Rich Republicans such as Romney are of course a small minority of the party. Not much of the Republican electorate has any economic interest in voting for a ticket whose platform is to show that government does not work. As Ryan understands, they must be instructed that their troubles are not simply a pointless contrast to the gilded pleasures of the man at the top of the Republican ticket, but rather part of the same story, a historical drama in which good will triumph and evil will be vanquished. Hayek provides the rules of the game: anything the government does to interfere in the economy will just make matters worse; therefore the market, left to its own devices, must give us the best of all possible worlds. Rand supplies the discrete but titillating elitism: this distribution of pleasure and pain is good in and of itself, because (and this will not be said aloud) people like Romney are bright and people who will vote for him are not. Rand understood that her ideology can only work as sadomasochism. In her novels, the suffering of ordinary Americans (“parasites,” as they are called in Atlas Shrugged) provides the counterpoint to the extraordinary pleasures of the heroic captains of industry (which she describes in weird sexual terms). A bridge between the pain of the people and the pleasure of the elite which mollifies the former and empowers the latter is the achievement of an effective ideology.

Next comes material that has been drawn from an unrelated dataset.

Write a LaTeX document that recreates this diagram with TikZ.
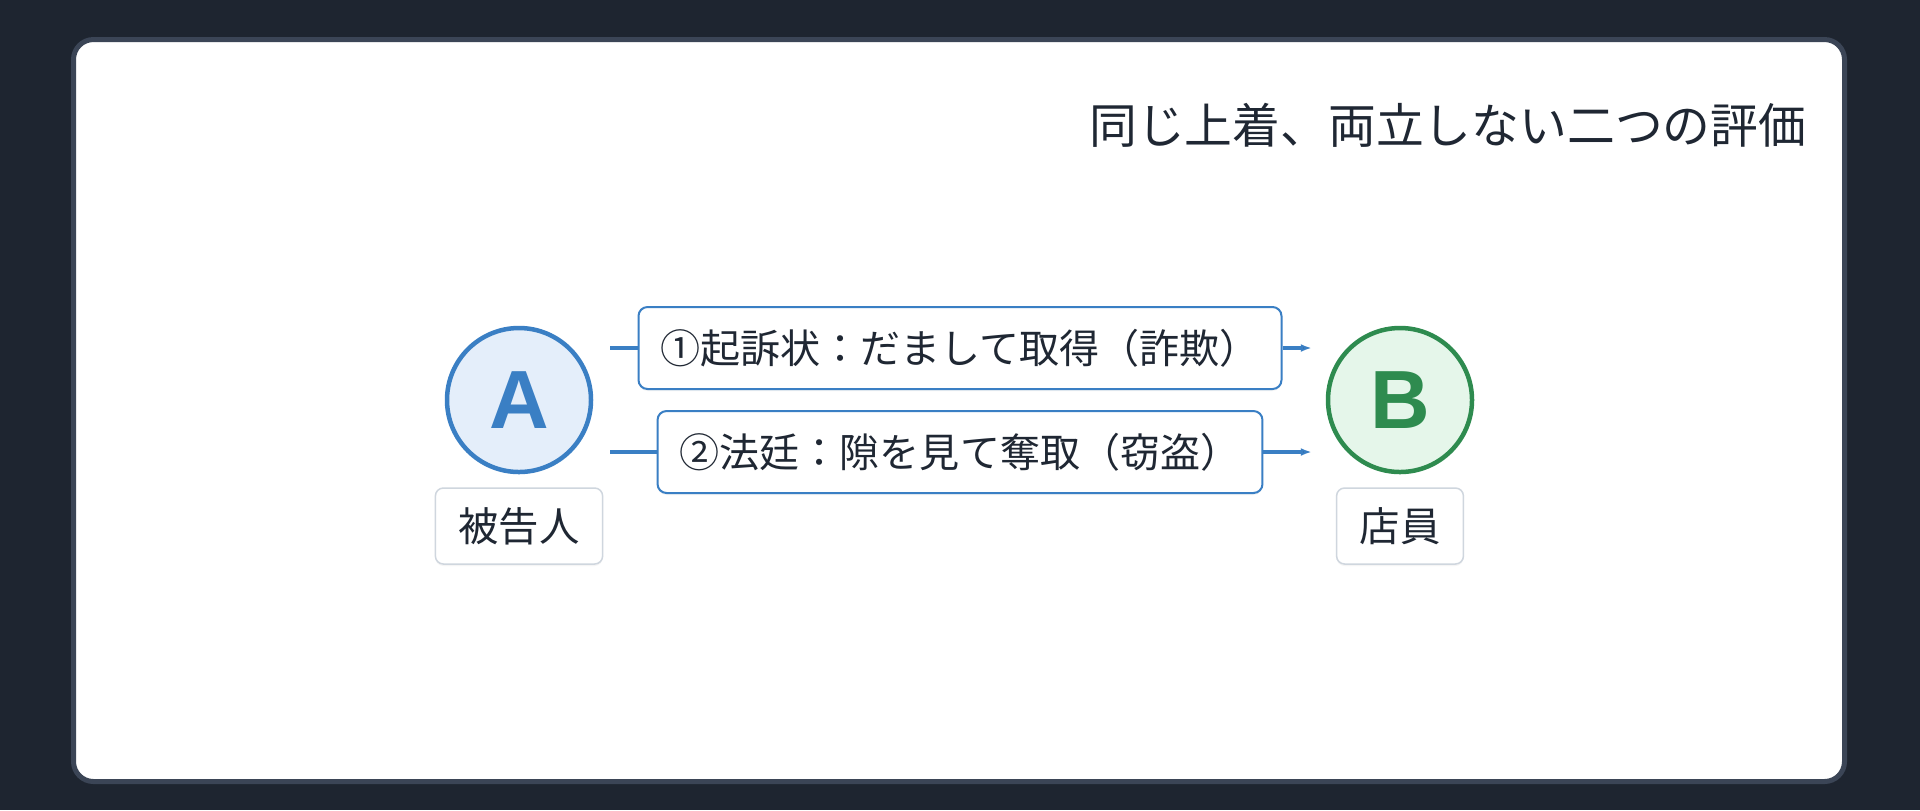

In the Romney/Ryan presidential campaign, Americans who are vulnerable and isolated are told that they are independent and strong, so that they will vote for policies that will leave them more vulnerable and more isolated. Ryan is a good enough communicator and a smart enough man to make reverse Marxism work as a stump speech or a television interview. But as national policy it would be self-destructive tragedy. The self-destructive part is that no nation can long survive that places stories about historical necessity above the palpable needs of its citizens. The tragic part is that the argument against ideology has already been won. The defenses of freedom against Marxism, above all the defense of the individual against those who claim to enact the future, also apply to the reverse Marxism of the Republican ticket.

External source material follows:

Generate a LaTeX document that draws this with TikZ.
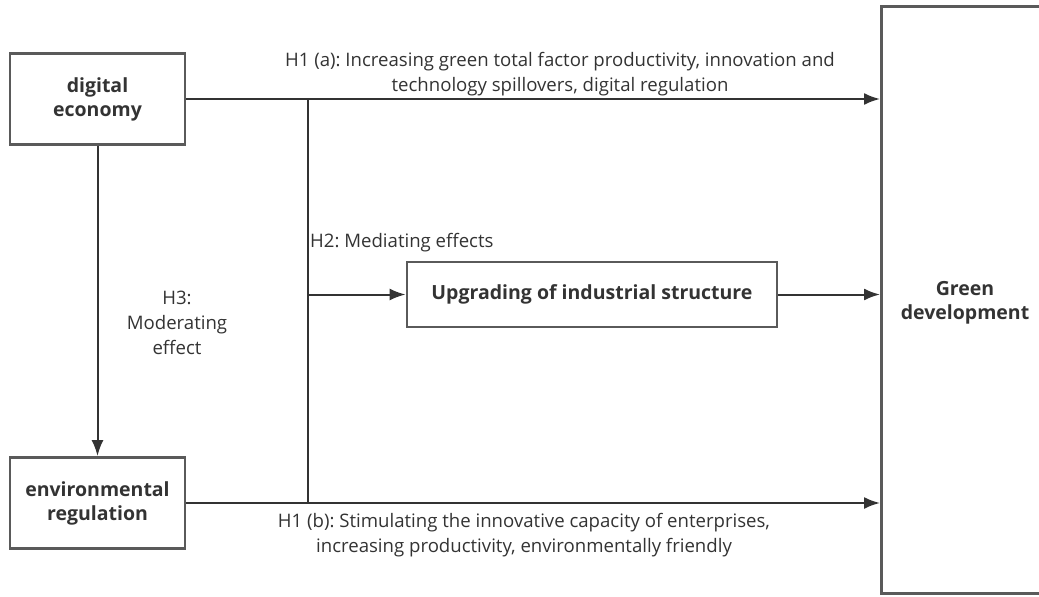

The great political thinkers of the twentieth century have discredited ideological systems that claim perfect knowledge of what is to come and present politicians as scientists of the future (remember, Ryan’s budget plan tells us what will happen in 2083). The way to national prosperity in the twenty-first century is surely to think non-ideologically, to recognize that politics is a choice among constraints and goods rather than a story about a single good that would triumph if only evil people would allow it to function without constraints. The market works very well for some things, the government is desperately needed for others, and stories that dismiss either one are nothing more than ideology.